DIRECTIONS — Could you repeat, exactly as they stand, the lines between the one with "Output the Python" and the one with "plt.rcParams['font.family'] = ['Liberation", inclusive, minus the pictures?

RECORD LIST —

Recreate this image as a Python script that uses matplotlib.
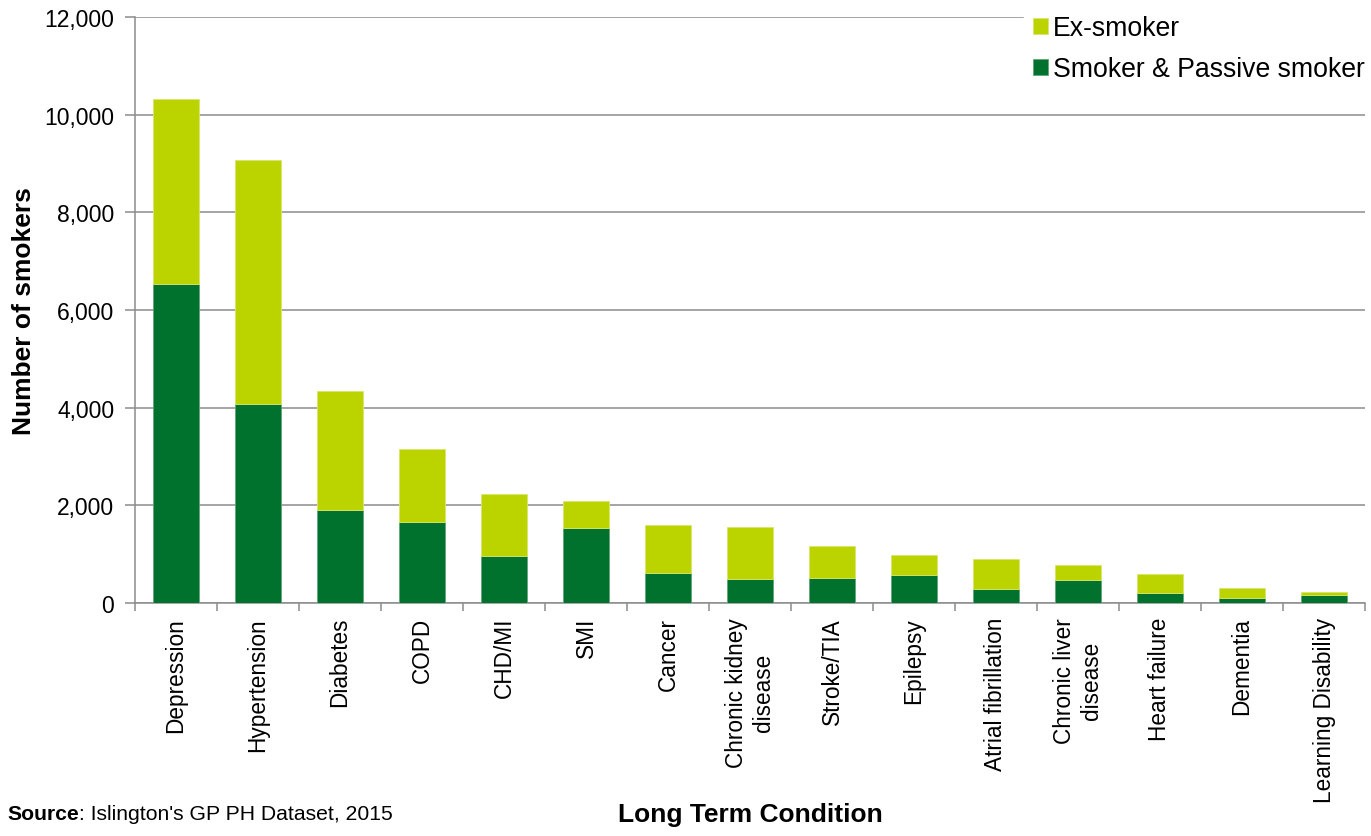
import matplotlib
matplotlib.use("Agg")
import matplotlib.pyplot as plt
import numpy as np
from matplotlib.ticker import FuncFormatter, FixedLocator

plt.rcParams["font.family"] = ["Liberation Sans", "DejaVu Sans"]

# Data
conditions = ["Depression", "Hypertension", "Diabetes", "COPD", "CHD/MI", "SMI",
              "Cancer", "Chronic kidney\ndisease", "Stroke/TIA", "Epilepsy",
              "Atrial fibrillation", "Chronic liver\ndisease", "Heart failure",
              "Dementia", "Learning Disability"]
smoker = [6530, 4070, 1900, 1665, 955, 1530, 605, 490, 515, 567, 282, 478, 205, 98, 165]
ex_smoker_total = [10325, 9065, 4345, 3157, 2235, 2098, 1605, 1550, 1165, 985, 903, 772, 588, 316, 234]
ex_smoker = [t - s for t, s in zip(ex_smoker_total, smoker)]

dark = "#00722E"
light = "#BBD400"
grey = "#8C8C8C"

fig = plt.figure(figsize=(13.71, 8.37), dpi=100)
ax = fig.add_axes([135 / 1371, 1 - 604 / 837, 1230 / 1371, 586 / 837])

x = np.arange(len(conditions))
ax.bar(x, smoker, width=0.56, color=dark, edgecolor="#5FA57A", linewidth=0.6,
       label="Smoker & Passive smoker", zorder=3)
ax.bar(x, ex_smoker, width=0.56, bottom=smoker, color=light, edgecolor="#D8E66A",
       linewidth=0.6, label="Ex-smoker", zorder=3)

ax.set_xlim(-0.5, len(conditions) - 0.5)
ax.set_ylim(0, 12000)
ax.set_yticks(np.arange(0, 12001, 2000))
ax.yaxis.set_major_formatter(FuncFormatter(lambda v, p: f"{int(v):,}"))
ax.yaxis.grid(True, color=grey, linewidth=1.1, zorder=0)
ax.set_axisbelow(True)

ax.set_xticks(x)
ax.set_xticklabels(conditions, rotation=90, ha="center", va="top",
                   multialignment="center", fontsize=16.3)
ax.xaxis.set_minor_locator(FixedLocator(np.arange(-0.5, len(conditions), 1)))
ax.tick_params(axis="x", which="major", length=0, pad=10)
ax.tick_params(axis="x", which="minor", length=6, width=1.1, color=grey, direction="out")
ax.tick_params(axis="y", length=7, width=1.1, color=grey, direction="out", labelsize=16.5, pad=8)

for side in ["top", "right"]:
    ax.spines[side].set_visible(False)
for side in ["left", "bottom"]:
    ax.spines[side].set_color(grey)
    ax.spines[side].set_linewidth(1.1)

ax.set_ylabel("Number of smokers", fontsize=19, fontweight="bold", labelpad=6)

handles, labels = ax.get_legend_handles_labels()
leg = fig.legend(handles[::-1], labels[::-1], loc="upper left",
                 bbox_to_anchor=(1024 / 1371, 1 - 7 / 837), fontsize=19.2, frameon=True,
                 handlelength=0.55, handleheight=0.55, handletextpad=0.2,
                 labelspacing=0.55, borderpad=0.35, borderaxespad=0.0)
leg.get_frame().set_facecolor("white")
leg.get_frame().set_edgecolor("white")
leg.get_frame().set_alpha(1)
leg.set_zorder(10)

fig.text(750 / 1371, 1 - 815 / 837, "Long Term Condition", fontsize=19,
         fontweight="bold", ha="center", va="center")
src = fig.text(7 / 1371, 1 - 815 / 837, "Source", fontsize=15.2, fontweight="bold",
               ha="left", va="center")
fig.canvas.draw()
bb = src.get_window_extent()
fig.text(bb.x1 / 1371, 1 - 815 / 837, ": Islington's GP PH Dataset, 2015", fontsize=15.2,
         ha="left", va="center")

fig.savefig("out.png", dpi=100)
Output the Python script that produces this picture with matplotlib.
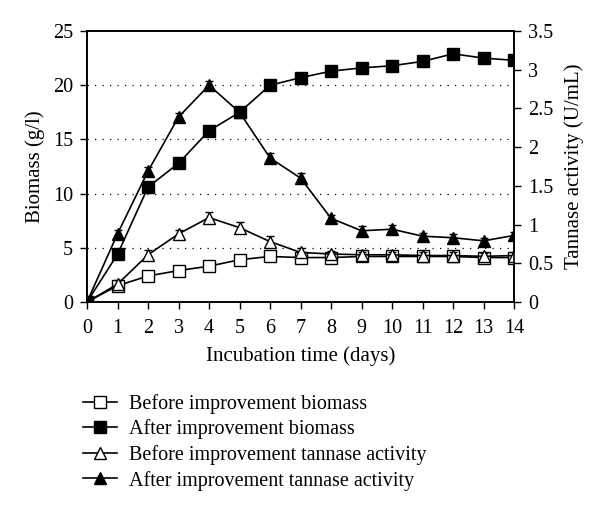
import numpy as np
import matplotlib.pyplot as plt
from matplotlib.ticker import FuncFormatter

plt.rcParams['font.family'] = ['Liberation Serif', 'DejaVu Serif']

# Data
days = list(range(15))
before_biomass = [0, 1.5, 2.4, 2.9, 3.3, 3.9, 4.2, 4.1, 4.1, 4.2, 4.2, 4.2, 4.2, 4.1, 4.1]
after_biomass = [0, 4.4, 10.6, 12.8, 15.8, 17.5, 20.0, 20.7, 21.3, 21.6, 21.8, 22.2, 22.9, 22.5, 22.3]
before_tannase = [0, 0.23, 0.61, 0.88, 1.09, 0.96, 0.78, 0.64, 0.62, 0.61, 0.61, 0.6, 0.6, 0.59, 0.6]
after_tannase = [0, 0.88, 1.69, 2.39, 2.80, 2.45, 1.86, 1.60, 1.08, 0.92, 0.94, 0.85, 0.83, 0.79, 0.86]
before_tannase_err = [0, 0.06, 0.06, 0.05, 0.07, 0.07, 0.07, 0.06, 0.04, 0.04, 0.04, 0.04, 0.04, 0.04, 0.04]
after_tannase_err = [0, 0.05, 0.06, 0.05, 0.06, 0.06, 0.06, 0.06, 0.05, 0.06, 0.06, 0.04, 0.05, 0.04, 0.05]
labels = ['Before improvement biomass', 'After improvement biomass',
          'Before improvement tannase activity', 'After improvement tannase activity']

fig = plt.figure(figsize=(6, 5.09), dpi=100)
ax = fig.add_axes([0.145, 0.4067, 0.712, 0.5323])
ax2 = ax.twinx()

ms = 8.5
l1, = ax.plot(days, before_biomass, '-s', color='black', mfc='white', mec='black',
              ms=ms, lw=1.2, zorder=3)
l2, = ax.plot(days, after_biomass, '-s', color='black', mfc='black',
              ms=ms, lw=1.2, zorder=3)
l3 = ax2.errorbar(days, before_tannase, yerr=before_tannase_err, fmt='-^', color='black',
                  mfc='white', mec='black', ms=ms, lw=1.2, capsize=3, elinewidth=1)
l4 = ax2.errorbar(days, after_tannase, yerr=after_tannase_err, fmt='-^', color='black',
                  mfc='black', ms=ms, lw=1.2, capsize=3, elinewidth=1)

ax.set_xlim(0, 14)
ax.set_ylim(0, 25)
ax2.set_ylim(0, 3.5)
ax.set_xticks(days)
ax.set_yticks([0, 5, 10, 15, 20, 25])
ax2.set_yticks([0, 0.5, 1, 1.5, 2, 2.5, 3, 3.5])
ax2.yaxis.set_major_formatter(FuncFormatter(lambda v, p: f'{v:g}'))

for y in [5, 10, 15, 20]:
    ax.axhline(y, color='black', lw=0.9, ls=(0, (1, 5)), zorder=1)

for a in (ax, ax2):
    a.tick_params(direction='out', length=5, width=1, labelsize=14.5, colors='black', pad=5)
    for s in a.spines.values():
        s.set_linewidth(1.2)
ax.tick_params(axis='x', pad=7)

ax.set_xlabel('Incubation time (days)', fontsize=15, labelpad=6)
ax.set_ylabel('Biomass (g/l)', fontsize=15, labelpad=6)
ax2.set_ylabel('Tannase activity (U/mL)', fontsize=15, labelpad=8)

fig.legend(handles=[l1, l2, l3[0], l4[0]], labels=labels, loc='upper left',
           bbox_to_anchor=(0.138, 0.226), frameon=False, fontsize=14.5,
           handlelength=1.7, handletextpad=0.6, labelspacing=0.28,
           borderaxespad=0, borderpad=0)

fig.savefig('out.png', dpi=100)
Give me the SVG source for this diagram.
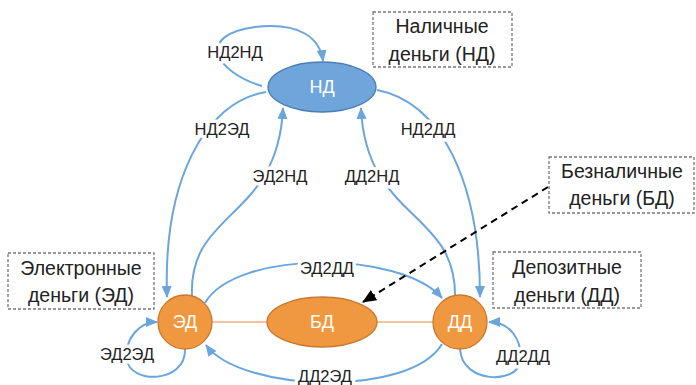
<svg xmlns="http://www.w3.org/2000/svg" width="696" height="385" viewBox="0 0 696 385">
<defs>
<marker id="ab" markerWidth="12" markerHeight="12" viewBox="0 0 12 12" refX="11" refY="6" orient="auto" markerUnits="userSpaceOnUse"><path d="M0,1 L12,6 L0,11 Z" fill="#6AA5DC"/></marker>
<marker id="ak" markerWidth="14" markerHeight="14" viewBox="0 0 14 14" refX="13" refY="7" orient="auto" markerUnits="userSpaceOnUse"><path d="M0,1 L14,7 L0,13 Z" fill="#000"/></marker>
<style>
.e{fill:none;stroke:#6AA5DC;stroke-width:2;marker-end:url(#ab)}
.lb{font-family:"Liberation Sans",Arial,sans-serif;font-size:16.5px;fill:#222;text-anchor:middle;paint-order:stroke;stroke:#fff;stroke-width:7px;stroke-linejoin:round}
.bx{fill:#fff;stroke:#777;stroke-width:1.3;stroke-dasharray:3 2}
.bt{font-family:"Liberation Sans",Arial,sans-serif;font-size:19.5px;fill:#222;text-anchor:middle}
.nt{font-family:"Liberation Sans",Arial,sans-serif;font-size:18px;fill:#fff;text-anchor:middle}
.or{fill:#F0983F;stroke:#C9782F;stroke-width:1.3}
</style>
</defs>
<g id="connectors">
<line x1="212" y1="322" x2="433" y2="322" stroke="#F4B183" stroke-width="1.5"/>
<path class="e" d="M262,86 C215,72 195,35 255,27 C300,22 320,38 323,61"/>
<path class="e" d="M266,92 C205,102 163,180 167,297"/>
<path class="e" d="M192,296 C188,210 278,220 283,108"/>
<path class="e" d="M455,296 C456,210 366,220 361,108"/>
<path class="e" d="M377,90 C440,102 480,180 480,297"/>
<path class="e" d="M205,303 C235,250 400,250 442,298"/>
<path class="e" d="M442,344 C410,398 240,392 206,345"/>
<path class="e" d="M185,349 C186,384 130,384 127,360 C124,338 140,322 157,322"/>
<path class="e" d="M460,349 C462,384 517,384 520,362 C523,340 510,322 489,322"/>
<path d="M548,187 L363,302" fill="none" stroke="#000" stroke-width="2" stroke-dasharray="7 5" marker-end="url(#ak)"/>
<text class="lb" x="235" y="58">НД2НД</text>
<text class="lb" x="222" y="135">НД2ЭД</text>
<text class="lb" x="428" y="135">НД2ДД</text>
<text class="lb" x="280" y="182">ЭД2НД</text>
<text class="lb" x="372" y="182">ДД2НД</text>
<text class="lb" x="327" y="274">ЭД2ДД</text>
<text class="lb" x="325" y="382">ДД2ЭД</text>
<text class="lb" x="127" y="360">ЭД2ЭД</text>
<text class="lb" x="523" y="362">ДД2ДД</text>
</g>
<g id="nd"><ellipse cx="322" cy="87" rx="54" ry="25" fill="#6FA5DA" stroke="#4A7EB5" stroke-width="1.3"/><text class="nt" x="322" y="93">НД</text></g>
<g id="ed"><circle class="or" cx="185" cy="322" r="27"/><text class="nt" x="185" y="328">ЭД</text></g>
<g id="bd"><ellipse class="or" cx="322" cy="322" rx="55" ry="25"/><text class="nt" x="322" y="328">БД</text></g>
<g id="dd"><circle class="or" cx="460" cy="322" r="27"/><text class="nt" x="460" y="328">ДД</text></g>
<g id="box-nd"><rect class="bx" x="373" y="12" width="139" height="55"/><text class="bt" x="442" y="33">Наличные</text><text class="bt" x="442" y="61">деньги (НД)</text></g>
<g id="box-ed"><rect class="bx" x="8" y="253" width="146" height="56"/><text class="bt" x="81" y="275">Электронные</text><text class="bt" x="81" y="302">деньги (ЭД)</text></g>
<g id="box-dd"><rect class="bx" x="493" y="252" width="148" height="56"/><text class="bt" x="567" y="274">Депозитные</text><text class="bt" x="567" y="302">деньги (ДД)</text></g>
<g id="box-bd"><rect class="bx" x="549" y="157" width="145" height="56"/><text class="bt" x="622" y="178">Безналичные</text><text class="bt" x="622" y="205">деньги (БД)</text></g>
</svg>
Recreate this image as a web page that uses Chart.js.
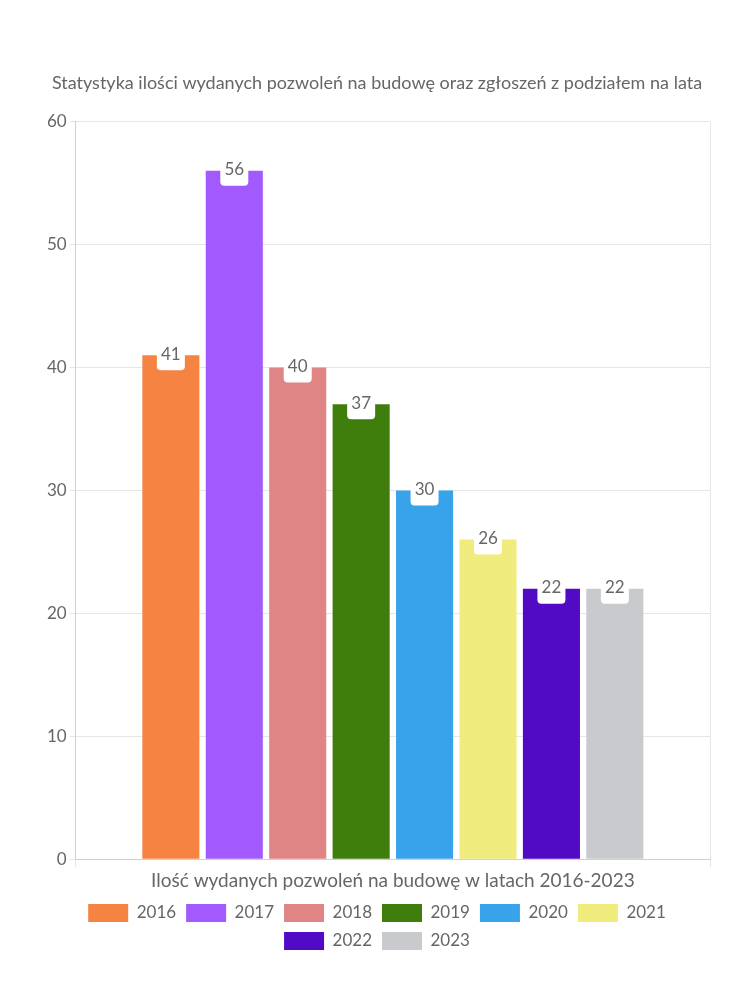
<!DOCTYPE html>
<html>
<head>
<meta charset="utf-8">
<script src="https://cdn.jsdelivr.net/npm/chart.js@4/dist/chart.umd.min.js"></script>
<style>
  html, body { margin: 0; padding: 0; background: #fff; }
  #wrap { width: 750px; height: 1000px; }
</style>
</head>
<body>
<div id="wrap"><canvas id="permitsChart"></canvas></div>
<script>
// Data
const categories = ['Ilość wydanych pozwoleń na budowę w latach 2016-2023'];
const years = ['2016', '2017', '2018', '2019', '2020', '2021', '2022', '2023'];
const permits = [41, 56, 40, 37, 30, 26, 22, 22];
const barColors = ['#f58442', '#a259fe', '#e08585', '#3f7d0c', '#38a3eb', '#f0eb7d', '#510bc4', '#c9cacd'];

const FONT = 'Lato, "Noto Sans", sans-serif';
const GREY = '#666';

// Small plugin drawing the value in a white rounded tab at the bar top
const valueTabs = {
    id: 'valueTabs',
    afterDatasetsDraw(chart) {
        const ctx = chart.ctx;
        ctx.save();
        chart.data.datasets.forEach((ds, i) => {
            const meta = chart.getDatasetMeta(i);
            meta.data.forEach((bar, j) => {
                const w = 28, top = bar.y - 18, h = 33;
                ctx.fillStyle = '#fff';
                ctx.beginPath();
                ctx.roundRect(bar.x - w / 2, top, w, h, 4);
                ctx.fill();
                ctx.fillStyle = GREY;
                ctx.font = '17px ' + FONT;
                ctx.textAlign = 'center';
                ctx.textBaseline = 'middle';
                ctx.fillText(String(ds.data[j]), bar.x, bar.y - 1);
            });
        });
        ctx.restore();
    }
};

const ctx = document.getElementById('permitsChart').getContext('2d');
const chart = new Chart(ctx, {
    type: 'bar',
    data: {
        labels: categories,
        datasets: years.map((y, i) => ({
            label: y,
            data: [permits[i]],
            backgroundColor: barColors[i],
            borderWidth: 0
        }))
    },
    options: {
        responsive: true,
        maintainAspectRatio: false,
        animation: false,
        layout: { padding: { top: 62, left: 44, right: 40, bottom: 40 } },
        plugins: {
            title: {
                display: true,
                text: 'Statystyka ilości wydanych pozwoleń na budowę oraz zgłoszeń z podziałem na lata',
                color: GREY,
                font: { family: FONT, size: 18, weight: 'normal' },
                padding: { top: 10, bottom: 28 }
            },
            legend: {
                position: 'bottom',
                labels: {
                    color: GREY,
                    font: { family: FONT, size: 17 },
                    boxWidth: 40,
                    boxHeight: 18,
                    padding: 10
                }
            },
            tooltip: { enabled: false }
        },
        scales: {
            x: {
                grid: { color: '#e6e6e6', tickLength: 8 },
                border: { color: '#d0d0d0' },
                ticks: { color: GREY, padding: 2, font: { family: FONT, size: 19 } }
            },
            y: {
                min: 0,
                max: 60,
                ticks: { stepSize: 10, color: GREY, font: { family: FONT, size: 17 } },
                grid: { color: '#e6e6e6', tickLength: 6 },
                border: { color: '#d0d0d0' }
            }
        }
    },
    plugins: [valueTabs]
});
</script>
</body>
</html>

TASK SOLUTION —
Output the Python script that produces this picture with matplotlib.
import numpy as np
import matplotlib.pyplot as plt
from matplotlib.ticker import FuncFormatter

plt.rcParams['font.family'] = ['Liberation Serif', 'DejaVu Serif']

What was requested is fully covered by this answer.